The request =>
Leaving out the pictures, retype all the material exactly.

Data segment =>

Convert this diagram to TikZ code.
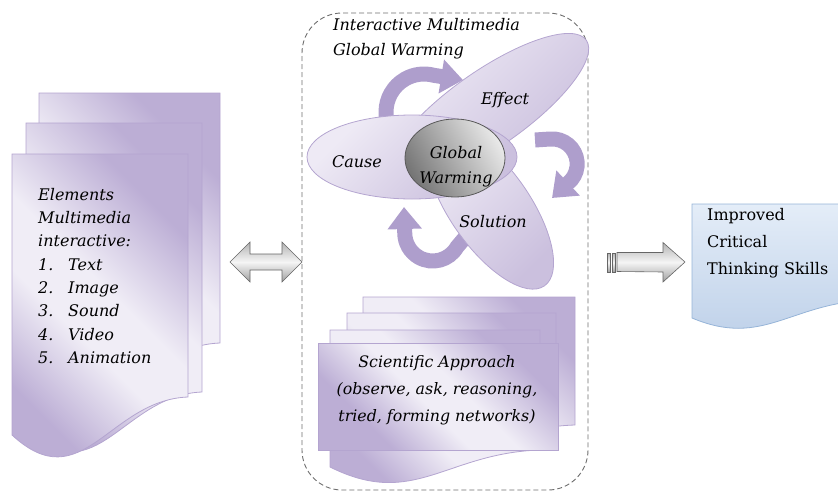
\documentclass[tikz,border=0pt]{standalone}
\usepackage{fontspec}
\setmainfont{DejaVu Serif}
\usetikzlibrary{arrows.meta,shapes.geometric,calc}
\definecolor{pdark}{RGB}{188,174,213}
\definecolor{plight}{RGB}{240,237,246}
\definecolor{pedge}{RGB}{180,165,208}
\definecolor{elight}{RGB}{238,234,245}
\definecolor{edark}{RGB}{203,192,222}
\definecolor{arrowc}{RGB}{174,158,204}
\definecolor{gdark}{RGB}{118,118,118}
\definecolor{glight}{RGB}{232,232,232}
\definecolor{blight}{RGB}{228,237,248}
\definecolor{bdark}{RGB}{188,207,232}
\definecolor{bedge}{RGB}{150,180,216}
\definecolor{frameg}{RGB}{110,110,110}
\pgfdeclarehorizontalshading{lavdoc}{100bp}{color(0bp)=(pdark); color(30bp)=(pdark); color(46bp)=(plight); color(56bp)=(plight); color(74bp)=(pdark); color(100bp)=(pdark)}
\pgfdeclarehorizontalshading{ellh}{100bp}{color(0bp)=(edark); color(28bp)=(edark); color(72bp)=(elight); color(100bp)=(elight)}
\pgfdeclarehorizontalshading{grayh}{100bp}{color(0bp)=(gdark); color(25bp)=(gdark); color(75bp)=(glight); color(100bp)=(glight)}
\pgfdeclareverticalshading{blueh}{100bp}{color(0bp)=(bdark); color(25bp)=(bdark); color(75bp)=(blight); color(100bp)=(blight)}
\pgfdeclareverticalshading{arrowgray}{100bp}{color(0bp)=(gray!75); color(25bp)=(gray!75); color(50bp)=(gray!8); color(75bp)=(gray!60); color(100bp)=(gray!60)}
\newcommand{\docshape}[7]{%
  \pgfmathsetmacro{\mydocw}{#4-#2}%
  \path[#1] (#2,#3) -- (#4,#3) -- (#4,#5) .. controls ({#2+0.55*\mydocw},{#5+3}) and ({#2+0.4*\mydocw},{#6+#7}) .. (#2,#6) -- cycle;}
\begin{document}
\begin{tikzpicture}[x=1pt,y=-1pt,
  docstyle/.style={shading=lavdoc, shading angle=45, draw=pedge, line width=0.8pt},
  ellstyle/.style={ellipse, inner sep=0pt, shading=ellh, shading angle=135, draw=pedge, line width=0.8pt},
  carrow/.style={line width=15pt, draw=arrowc, -{Triangle[length=22pt,width=33pt]}},
  blockarrow/.style={shading=arrowgray, draw=gray!80!black, line width=0.6pt},
  itxt/.style={font=\itshape\fontsize{16}{23.3}\selectfont, inner sep=0pt},
  rtxt/.style={font=\fontsize{16}{27}\selectfont, inner sep=0pt}]
\useasboundingbox (0,0) rectangle (838,493);
\clip (0,0) rectangle (838,493);
% dashed frame
\node[draw=frameg, dashed, dash pattern=on 5pt off 3pt, line width=0.9pt, rounded corners=40pt,
  minimum width=286pt, minimum height=477pt, inner sep=0pt] (frame) at (445,251.5) {};
% left document stack
\docshape{docstyle}{39}{93}{220}{343}{381}{65}
\docshape{docstyle}{26}{123}{202}{392}{430}{65}
\docshape{docstyle}{12}{154}{188}{397}{435}{65}
\node[itxt, anchor=north west, align=left] (elements) at (38,188)
  {Elements\\Multimedia\\interactive:\\\makebox[30pt][l]{1.}Text\\\makebox[30pt][l]{2.}Image\\\makebox[30pt][l]{3.}Sound\\\makebox[30pt][l]{4.}Video\\\makebox[30pt][l]{5.}Animation};
% double arrow
\coordinate (dl) at (230,262);
\coordinate (dr) at (302,262);
\path[blockarrow] (dl) -- ++(20,-20) -- ++(0,12) -- ($(dr)+(-20,-8)$) -- ++(0,-12) -- (dr) -- ++(-20,20) -- ++(0,-12) -- ($(dl)+(20,8)$) -- ++(0,12) -- cycle;
% right arrow
\coordinate (ra) at (617,262);
\coordinate (rb) at (685,262);
\path[blockarrow] (607,253) rectangle (610,272);
\path[blockarrow] (612,253) rectangle (615,272);
\path[blockarrow] ($(ra)+(0,-9.5)$) -- ($(rb)+(-22,-9.5)$) -- ++(0,-10) -- (rb) -- ($(rb)+(-22,20)$) -- ++(0,-10) -- ($(ra)+(0,9.5)$) -- cycle;
% right document
\docshape{shading=blueh, draw=bedge, line width=0.8pt}{692}{204}{870}{300}{318}{30}
\node[rtxt, anchor=north west, align=left] (result) at (707,208) {Improved\\Critical\\Thinking Skills};
% curved arrows
\draw[carrow] (386,128) -- (386,112) arc[start angle=180, end angle=285, radius=38] -- (463,80);
\draw[carrow] (535,140) -- (550,139) arc[start angle=265, end angle=400, radius=25] -- (552,198);
\draw[carrow] (468,234) -- (457,247) arc[start angle=30, end angle=180, radius=28] -- (404,207);
% ellipses
\node[ellstyle, minimum width=190pt, minimum height=80pt, rotate=-55] (solution) at (490,208) {};
\node[ellstyle, minimum width=240pt, minimum height=76pt, rotate=35] (effect) at (488,109) {};
\node[ellstyle, minimum width=210pt, minimum height=84pt] (cause) at (412,157) {};
\node[ellipse, inner sep=0pt, minimum width=100pt, minimum height=78pt, shading=grayh, shading angle=30, draw=gray!70!black, line width=0.8pt] (gw) at (455,158) {};
\node[itxt] (effectlbl) at (505,100) {Effect};
\node[itxt] (causelbl) at (357,162) {Cause};
\node[itxt, align=center, font=\itshape\fontsize{16}{25}\selectfont] (gwlbl) at (456,167) {Global\\Warming};
\node[itxt] (solutionlbl) at (493,222) {Solution};
\node[itxt, anchor=north west, align=left, font=\itshape\fontsize{16}{25}\selectfont] (title) at (333,18) {Interactive Multimedia\\Global Warming};
% scientific approach stack
\docshape{docstyle}{363}{297}{575}{425}{442}{42}
\docshape{docstyle}{347}{313}{556}{435}{452}{42}
\docshape{docstyle}{330}{330}{540}{450}{467}{42}
\path[docstyle] (318,343) rectangle (558,450);
\node[itxt, align=center, font=\itshape\fontsize{15.8}{27}\selectfont] (sci) at (437,390) {Scientific Approach\\(observe, ask, reasoning,\\tried, forming networks)};
\end{tikzpicture}
\end{document}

Solution to this task =>
Convert this diagram to TikZ code.
\documentclass[tikz,border=0pt]{standalone}
\usepackage{fontspec}
\setmainfont{DejaVu Serif}
\usetikzlibrary{arrows.meta,shapes.geometric,calc}
\definecolor{pdark}{RGB}{188,174,213}
\definecolor{plight}{RGB}{240,237,246}
\definecolor{pedge}{RGB}{180,165,208}
\definecolor{elight}{RGB}{238,234,245}
\definecolor{edark}{RGB}{203,192,222}
\definecolor{arrowc}{RGB}{174,158,204}
\definecolor{gdark}{RGB}{118,118,118}
\definecolor{glight}{RGB}{232,232,232}
\definecolor{blight}{RGB}{228,237,248}
\definecolor{bdark}{RGB}{188,207,232}
\definecolor{bedge}{RGB}{150,180,216}
\definecolor{frameg}{RGB}{110,110,110}
\pgfdeclarehorizontalshading{lavdoc}{100bp}{color(0bp)=(pdark); color(30bp)=(pdark); color(46bp)=(plight); color(56bp)=(plight); color(74bp)=(pdark); color(100bp)=(pdark)}
\pgfdeclarehorizontalshading{ellh}{100bp}{color(0bp)=(edark); color(28bp)=(edark); color(72bp)=(elight); color(100bp)=(elight)}
\pgfdeclarehorizontalshading{grayh}{100bp}{color(0bp)=(gdark); color(25bp)=(gdark); color(75bp)=(glight); color(100bp)=(glight)}
\pgfdeclareverticalshading{blueh}{100bp}{color(0bp)=(bdark); color(25bp)=(bdark); color(75bp)=(blight); color(100bp)=(blight)}
\pgfdeclareverticalshading{arrowgray}{100bp}{color(0bp)=(gray!75); color(25bp)=(gray!75); color(50bp)=(gray!8); color(75bp)=(gray!60); color(100bp)=(gray!60)}
\newcommand{\docshape}[7]{%
  \pgfmathsetmacro{\mydocw}{#4-#2}%
  \path[#1] (#2,#3) -- (#4,#3) -- (#4,#5) .. controls ({#2+0.55*\mydocw},{#5+3}) and ({#2+0.4*\mydocw},{#6+#7}) .. (#2,#6) -- cycle;}
\begin{document}
\begin{tikzpicture}[x=1pt,y=-1pt,
  docstyle/.style={shading=lavdoc, shading angle=45, draw=pedge, line width=0.8pt},
  ellstyle/.style={ellipse, inner sep=0pt, shading=ellh, shading angle=135, draw=pedge, line width=0.8pt},
  carrow/.style={line width=15pt, draw=arrowc, -{Triangle[length=22pt,width=33pt]}},
  blockarrow/.style={shading=arrowgray, draw=gray!80!black, line width=0.6pt},
  itxt/.style={font=\itshape\fontsize{16}{23.3}\selectfont, inner sep=0pt},
  rtxt/.style={font=\fontsize{16}{27}\selectfont, inner sep=0pt}]
\useasboundingbox (0,0) rectangle (838,493);
\clip (0,0) rectangle (838,493);
% dashed frame
\node[draw=frameg, dashed, dash pattern=on 5pt off 3pt, line width=0.9pt, rounded corners=40pt,
  minimum width=286pt, minimum height=477pt, inner sep=0pt] (frame) at (445,251.5) {};
% left document stack
\docshape{docstyle}{39}{93}{220}{343}{381}{65}
\docshape{docstyle}{26}{123}{202}{392}{430}{65}
\docshape{docstyle}{12}{154}{188}{397}{435}{65}
\node[itxt, anchor=north west, align=left] (elements) at (38,188)
  {Elements\\Multimedia\\interactive:\\\makebox[30pt][l]{1.}Text\\\makebox[30pt][l]{2.}Image\\\makebox[30pt][l]{3.}Sound\\\makebox[30pt][l]{4.}Video\\\makebox[30pt][l]{5.}Animation};
% double arrow
\coordinate (dl) at (230,262);
\coordinate (dr) at (302,262);
\path[blockarrow] (dl) -- ++(20,-20) -- ++(0,12) -- ($(dr)+(-20,-8)$) -- ++(0,-12) -- (dr) -- ++(-20,20) -- ++(0,-12) -- ($(dl)+(20,8)$) -- ++(0,12) -- cycle;
% right arrow
\coordinate (ra) at (617,262);
\coordinate (rb) at (685,262);
\path[blockarrow] (607,253) rectangle (610,272);
\path[blockarrow] (612,253) rectangle (615,272);
\path[blockarrow] ($(ra)+(0,-9.5)$) -- ($(rb)+(-22,-9.5)$) -- ++(0,-10) -- (rb) -- ($(rb)+(-22,20)$) -- ++(0,-10) -- ($(ra)+(0,9.5)$) -- cycle;
% right document
\docshape{shading=blueh, draw=bedge, line width=0.8pt}{692}{204}{870}{300}{318}{30}
\node[rtxt, anchor=north west, align=left] (result) at (707,208) {Improved\\Critical\\Thinking Skills};
% curved arrows
\draw[carrow] (386,128) -- (386,112) arc[start angle=180, end angle=285, radius=38] -- (463,80);
\draw[carrow] (535,140) -- (550,139) arc[start angle=265, end angle=400, radius=25] -- (552,198);
\draw[carrow] (468,234) -- (457,247) arc[start angle=30, end angle=180, radius=28] -- (404,207);
% ellipses
\node[ellstyle, minimum width=190pt, minimum height=80pt, rotate=-55] (solution) at (490,208) {};
\node[ellstyle, minimum width=240pt, minimum height=76pt, rotate=35] (effect) at (488,109) {};
\node[ellstyle, minimum width=210pt, minimum height=84pt] (cause) at (412,157) {};
\node[ellipse, inner sep=0pt, minimum width=100pt, minimum height=78pt, shading=grayh, shading angle=30, draw=gray!70!black, line width=0.8pt] (gw) at (455,158) {};
\node[itxt] (effectlbl) at (505,100) {Effect};
\node[itxt] (causelbl) at (357,162) {Cause};
\node[itxt, align=center, font=\itshape\fontsize{16}{25}\selectfont] (gwlbl) at (456,167) {Global\\Warming};
\node[itxt] (solutionlbl) at (493,222) {Solution};
\node[itxt, anchor=north west, align=left, font=\itshape\fontsize{16}{25}\selectfont] (title) at (333,18) {Interactive Multimedia\\Global Warming};
% scientific approach stack
\docshape{docstyle}{363}{297}{575}{425}{442}{42}
\docshape{docstyle}{347}{313}{556}{435}{452}{42}
\docshape{docstyle}{330}{330}{540}{450}{467}{42}
\path[docstyle] (318,343) rectangle (558,450);
\node[itxt, align=center, font=\itshape\fontsize{15.8}{27}\selectfont] (sci) at (437,390) {Scientific Approach\\(observe, ask, reasoning,\\tried, forming networks)};
\end{tikzpicture}
\end{document}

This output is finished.